Texas-based artist Trenton Doyle Hancock returns to New York for his fifth solo exhibition at James Cohan Gallery, from November 8th through December 22nd, 2012. The artist is well known for creating densely layered mixed-media installations that merge words and images in painting, collage, sculpture, print, and the performing arts.
For this exhibition, Hancock departs from the ongoing epic narrative that has guided his work for the past decade. Here, he creates a body of new paintings that reveal the creator of the myth and demystify the author. ...And Then It All Came Back To Me expands on metaphysical interpretations of the artist’s dreams, the invented symbolic language that has long been a hallmark of the work, and most notably on the idea of self-portraiture as exploration of the artist-as-archetype.
In this new body of work, which Hancock refers to as “radical autobiography,” the action takes place at the front of the picture plane, with complex terrain behind. An intense spotlight shines on the protagonist—Hancock himself—that forces us to contemplate whether this character is hero or failure. “How absurd is it to be an artist?” Hancock asks.
Word-plays, palindromes, maxims and proverbs provide a springboard for the visual imagery and set the mood of the paintings. These witty and often self-deprecating poetic musings of the artist’s invention are cut out or collaged onto the canvas, creating texture and tone. Hancock works to marry the image to the text, which in turn informs the work’s titles.

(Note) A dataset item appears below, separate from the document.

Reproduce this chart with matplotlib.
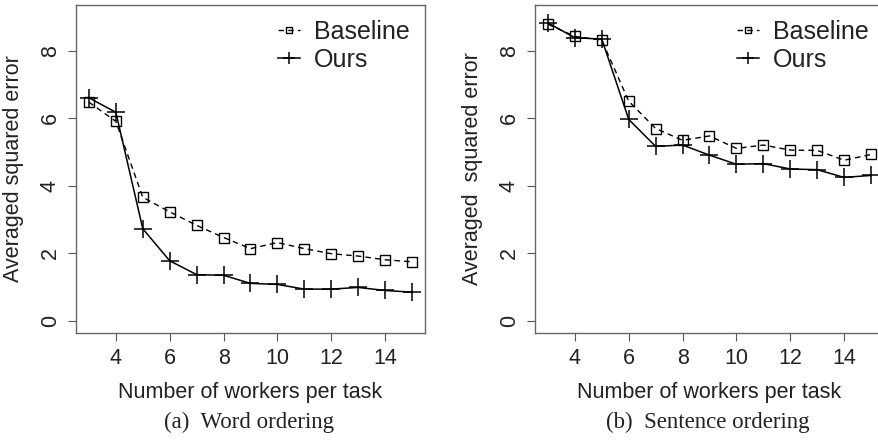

Viewers will find a rich trove of references in these emotionally charged paintings, with motifs from the artist’s personal lexicon of recurrent images including bones, cats, cages, feet, bloodshot eyes, black and white striped fur, and pink flesh. Additionally, Hancock gathers inspiration from many outside sources: the late work of Philip Guston, which also used the artist’s studio as subject; Mathias Grünewald’s Isenheim Altarpiece, in which, Hancock says, “you can see the torture of the world in Christ’s gnarled foot”; B-grade horror films that inspire Hancock to create “serial killers for the eye”; and the artist’s devout Christian upbringing, with its stirring tales of martyrdom and re-birth.
Important to the artist’s oeuvre are the large scale public installations and performing arts works that have been commissioned by the Austin Ballet, Cowboys Stadium and Olympic Sculpture Park. Hancock’s work has been exhibited nationally and internationally, including in the 2000 and 2002 Whitney Biennials. Important solo exhibitions include the 2010 survey exhibition We Done All We Could and None of It’s Good, originating at the University of South Florida Contemporary Museum and travelling to Savannah College of Art and Design; Weatherspoon Art Museum, Greensboro, NC. In 2007, Hancock’s European solo exhibition The Wayward Thinker, was mounted at the Fruitmarket Gallery, Edinburgh, and traveled to the Museum Boijmans Van Beuningen, Rotterdam. In addition, solo exhibitions have been mounted at the Contemporary Arts Museum, Houston; Modern Art Museum of Fort Worth; Cleveland Museum of Art; and Museum of Contemporary Art, North Miami. Recent projects include a commission to produce a 40 x 108-foot mural for the new Dallas Cowboys Stadium, a residency at the Singapore Tyler Print Institute, and a site-specific installation at the Olympic Sculpture Park in Seattle. Hancock was the 2007 recipient of the Joyce Alexander Wein Award from the Studio Museum Harlem, NY. Hancock lives and works in Houston, Texas.